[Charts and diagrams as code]
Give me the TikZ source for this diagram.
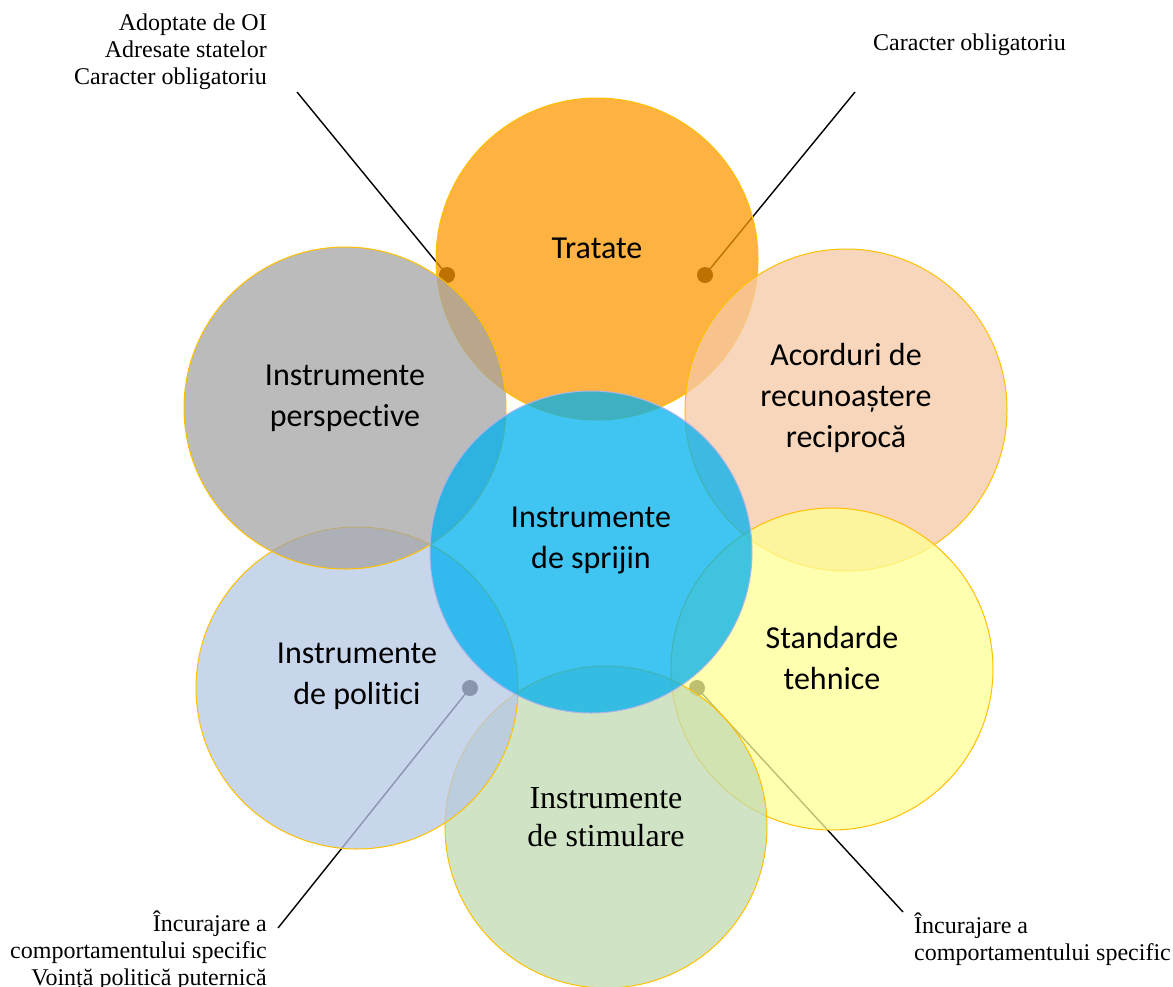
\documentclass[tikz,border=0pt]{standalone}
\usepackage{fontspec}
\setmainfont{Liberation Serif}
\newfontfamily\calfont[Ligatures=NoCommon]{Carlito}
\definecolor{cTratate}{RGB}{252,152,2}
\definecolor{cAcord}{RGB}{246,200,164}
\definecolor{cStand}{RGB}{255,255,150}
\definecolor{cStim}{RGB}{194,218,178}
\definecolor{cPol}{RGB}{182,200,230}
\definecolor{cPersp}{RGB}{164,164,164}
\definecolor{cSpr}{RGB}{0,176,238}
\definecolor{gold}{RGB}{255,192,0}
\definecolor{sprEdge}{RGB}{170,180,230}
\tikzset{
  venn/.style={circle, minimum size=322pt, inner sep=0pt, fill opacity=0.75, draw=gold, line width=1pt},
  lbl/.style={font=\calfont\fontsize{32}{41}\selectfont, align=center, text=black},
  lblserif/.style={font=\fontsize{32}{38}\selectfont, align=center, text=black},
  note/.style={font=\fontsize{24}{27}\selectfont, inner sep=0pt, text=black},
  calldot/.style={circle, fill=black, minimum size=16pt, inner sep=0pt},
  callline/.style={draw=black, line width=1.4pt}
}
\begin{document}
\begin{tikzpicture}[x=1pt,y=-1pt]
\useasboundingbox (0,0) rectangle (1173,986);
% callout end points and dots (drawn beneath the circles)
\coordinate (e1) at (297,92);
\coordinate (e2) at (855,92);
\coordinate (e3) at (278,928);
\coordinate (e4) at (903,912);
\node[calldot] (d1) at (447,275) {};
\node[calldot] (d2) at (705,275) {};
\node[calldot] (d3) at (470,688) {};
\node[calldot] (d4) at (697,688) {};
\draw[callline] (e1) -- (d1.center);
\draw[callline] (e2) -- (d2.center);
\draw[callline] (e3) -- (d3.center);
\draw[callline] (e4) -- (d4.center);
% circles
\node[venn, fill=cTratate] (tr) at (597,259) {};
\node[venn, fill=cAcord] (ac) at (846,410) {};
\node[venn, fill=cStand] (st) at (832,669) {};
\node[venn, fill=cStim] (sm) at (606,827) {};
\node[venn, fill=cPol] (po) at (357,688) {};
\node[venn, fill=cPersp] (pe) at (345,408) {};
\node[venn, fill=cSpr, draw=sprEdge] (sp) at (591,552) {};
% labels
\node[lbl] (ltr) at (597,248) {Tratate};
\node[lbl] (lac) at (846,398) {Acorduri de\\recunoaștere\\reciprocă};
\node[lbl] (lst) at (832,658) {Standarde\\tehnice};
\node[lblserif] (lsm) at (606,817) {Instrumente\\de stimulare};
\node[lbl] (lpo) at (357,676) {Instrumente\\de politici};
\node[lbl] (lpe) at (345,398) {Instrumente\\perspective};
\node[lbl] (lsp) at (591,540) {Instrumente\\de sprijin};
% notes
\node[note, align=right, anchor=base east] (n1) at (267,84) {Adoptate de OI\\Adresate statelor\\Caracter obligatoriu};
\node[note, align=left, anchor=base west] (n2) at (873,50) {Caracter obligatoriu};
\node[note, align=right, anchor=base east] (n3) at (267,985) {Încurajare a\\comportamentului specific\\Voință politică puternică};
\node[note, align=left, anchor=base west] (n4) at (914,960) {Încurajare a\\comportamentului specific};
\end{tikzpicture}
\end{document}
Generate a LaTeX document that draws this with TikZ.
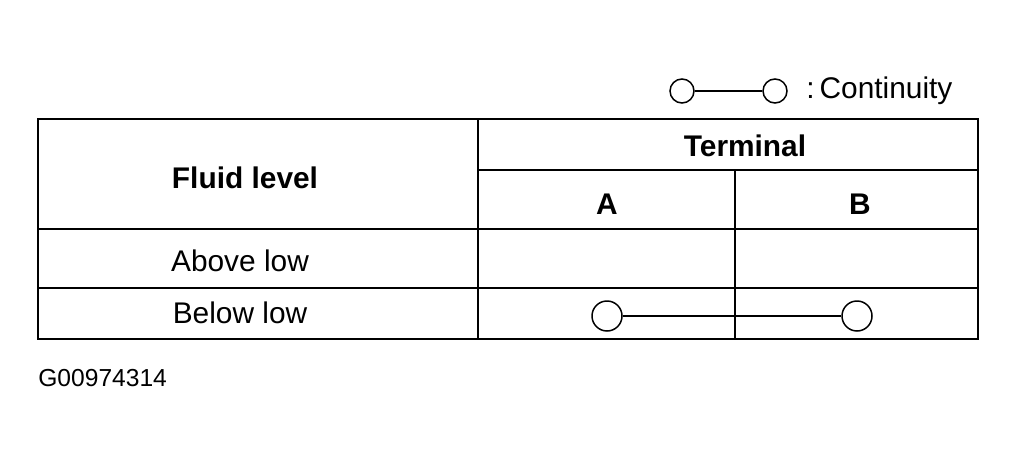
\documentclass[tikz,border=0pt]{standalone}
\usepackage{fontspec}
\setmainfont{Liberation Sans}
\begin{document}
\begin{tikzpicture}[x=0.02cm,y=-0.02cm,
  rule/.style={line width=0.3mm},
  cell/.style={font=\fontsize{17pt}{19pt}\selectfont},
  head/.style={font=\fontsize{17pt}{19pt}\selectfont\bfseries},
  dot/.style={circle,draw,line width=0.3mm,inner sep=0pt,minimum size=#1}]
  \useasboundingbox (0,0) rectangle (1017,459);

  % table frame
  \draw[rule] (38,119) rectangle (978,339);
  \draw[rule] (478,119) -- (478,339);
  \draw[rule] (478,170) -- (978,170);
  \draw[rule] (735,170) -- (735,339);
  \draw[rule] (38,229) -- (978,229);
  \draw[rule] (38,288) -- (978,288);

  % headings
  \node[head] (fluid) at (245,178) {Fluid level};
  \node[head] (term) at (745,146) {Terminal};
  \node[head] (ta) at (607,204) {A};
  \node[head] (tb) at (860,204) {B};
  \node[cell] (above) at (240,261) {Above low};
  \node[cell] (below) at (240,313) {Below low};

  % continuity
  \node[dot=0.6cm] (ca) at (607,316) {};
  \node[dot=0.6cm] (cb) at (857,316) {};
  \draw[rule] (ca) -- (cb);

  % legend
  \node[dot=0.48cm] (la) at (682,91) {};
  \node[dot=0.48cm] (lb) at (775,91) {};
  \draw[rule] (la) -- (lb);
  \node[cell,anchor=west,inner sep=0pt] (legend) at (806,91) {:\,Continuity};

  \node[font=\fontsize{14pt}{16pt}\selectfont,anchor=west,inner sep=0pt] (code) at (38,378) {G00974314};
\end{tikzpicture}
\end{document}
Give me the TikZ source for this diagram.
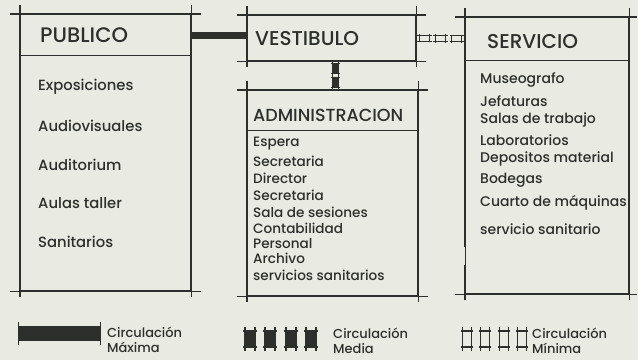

_REQUEST_. Quote the entries above word for word. Leave the images out.

_RESULT OF THE EXERCISE_.
Give me the TikZ source for this diagram.
\documentclass[tikz,border=0pt]{standalone}
\usepackage{fontspec}
\setmainfont{Liberation Serif}
\newfontfamily\calfont[Ligatures=NoCommon]{Carlito}
\definecolor{cTratate}{RGB}{252,152,2}
\definecolor{cAcord}{RGB}{246,200,164}
\definecolor{cStand}{RGB}{255,255,150}
\definecolor{cStim}{RGB}{194,218,178}
\definecolor{cPol}{RGB}{182,200,230}
\definecolor{cPersp}{RGB}{164,164,164}
\definecolor{cSpr}{RGB}{0,176,238}
\definecolor{gold}{RGB}{255,192,0}
\definecolor{sprEdge}{RGB}{170,180,230}
\tikzset{
  venn/.style={circle, minimum size=322pt, inner sep=0pt, fill opacity=0.75, draw=gold, line width=1pt},
  lbl/.style={font=\calfont\fontsize{32}{41}\selectfont, align=center, text=black},
  lblserif/.style={font=\fontsize{32}{38}\selectfont, align=center, text=black},
  note/.style={font=\fontsize{24}{27}\selectfont, inner sep=0pt, text=black},
  calldot/.style={circle, fill=black, minimum size=16pt, inner sep=0pt},
  callline/.style={draw=black, line width=1.4pt}
}
\begin{document}
\begin{tikzpicture}[x=1pt,y=-1pt]
\useasboundingbox (0,0) rectangle (1173,986);
% callout end points and dots (drawn beneath the circles)
\coordinate (e1) at (297,92);
\coordinate (e2) at (855,92);
\coordinate (e3) at (278,928);
\coordinate (e4) at (903,912);
\node[calldot] (d1) at (447,275) {};
\node[calldot] (d2) at (705,275) {};
\node[calldot] (d3) at (470,688) {};
\node[calldot] (d4) at (697,688) {};
\draw[callline] (e1) -- (d1.center);
\draw[callline] (e2) -- (d2.center);
\draw[callline] (e3) -- (d3.center);
\draw[callline] (e4) -- (d4.center);
% circles
\node[venn, fill=cTratate] (tr) at (597,259) {};
\node[venn, fill=cAcord] (ac) at (846,410) {};
\node[venn, fill=cStand] (st) at (832,669) {};
\node[venn, fill=cStim] (sm) at (606,827) {};
\node[venn, fill=cPol] (po) at (357,688) {};
\node[venn, fill=cPersp] (pe) at (345,408) {};
\node[venn, fill=cSpr, draw=sprEdge] (sp) at (591,552) {};
% labels
\node[lbl] (ltr) at (597,248) {Tratate};
\node[lbl] (lac) at (846,398) {Acorduri de\\recunoaștere\\reciprocă};
\node[lbl] (lst) at (832,658) {Standarde\\tehnice};
\node[lblserif] (lsm) at (606,817) {Instrumente\\de stimulare};
\node[lbl] (lpo) at (357,676) {Instrumente\\de politici};
\node[lbl] (lpe) at (345,398) {Instrumente\\perspective};
\node[lbl] (lsp) at (591,540) {Instrumente\\de sprijin};
% notes
\node[note, align=right, anchor=base east] (n1) at (267,84) {Adoptate de OI\\Adresate statelor\\Caracter obligatoriu};
\node[note, align=left, anchor=base west] (n2) at (873,50) {Caracter obligatoriu};
\node[note, align=right, anchor=base east] (n3) at (267,985) {Încurajare a\\comportamentului specific\\Voință politică puternică};
\node[note, align=left, anchor=base west] (n4) at (914,960) {Încurajare a\\comportamentului specific};
\end{tikzpicture}
\end{document}
Generate a LaTeX document that draws this with TikZ.
\documentclass[tikz,border=0pt]{standalone}
\usepackage{fontspec}
\setmainfont{Liberation Sans}
\begin{document}
\begin{tikzpicture}[x=0.02cm,y=-0.02cm,
  rule/.style={line width=0.3mm},
  cell/.style={font=\fontsize{17pt}{19pt}\selectfont},
  head/.style={font=\fontsize{17pt}{19pt}\selectfont\bfseries},
  dot/.style={circle,draw,line width=0.3mm,inner sep=0pt,minimum size=#1}]
  \useasboundingbox (0,0) rectangle (1017,459);

  % table frame
  \draw[rule] (38,119) rectangle (978,339);
  \draw[rule] (478,119) -- (478,339);
  \draw[rule] (478,170) -- (978,170);
  \draw[rule] (735,170) -- (735,339);
  \draw[rule] (38,229) -- (978,229);
  \draw[rule] (38,288) -- (978,288);

  % headings
  \node[head] (fluid) at (245,178) {Fluid level};
  \node[head] (term) at (745,146) {Terminal};
  \node[head] (ta) at (607,204) {A};
  \node[head] (tb) at (860,204) {B};
  \node[cell] (above) at (240,261) {Above low};
  \node[cell] (below) at (240,313) {Below low};

  % continuity
  \node[dot=0.6cm] (ca) at (607,316) {};
  \node[dot=0.6cm] (cb) at (857,316) {};
  \draw[rule] (ca) -- (cb);

  % legend
  \node[dot=0.48cm] (la) at (682,91) {};
  \node[dot=0.48cm] (lb) at (775,91) {};
  \draw[rule] (la) -- (lb);
  \node[cell,anchor=west,inner sep=0pt] (legend) at (806,91) {:\,Continuity};

  \node[font=\fontsize{14pt}{16pt}\selectfont,anchor=west,inner sep=0pt] (code) at (38,378) {G00974314};
\end{tikzpicture}
\end{document}
Give me the TikZ source for this diagram.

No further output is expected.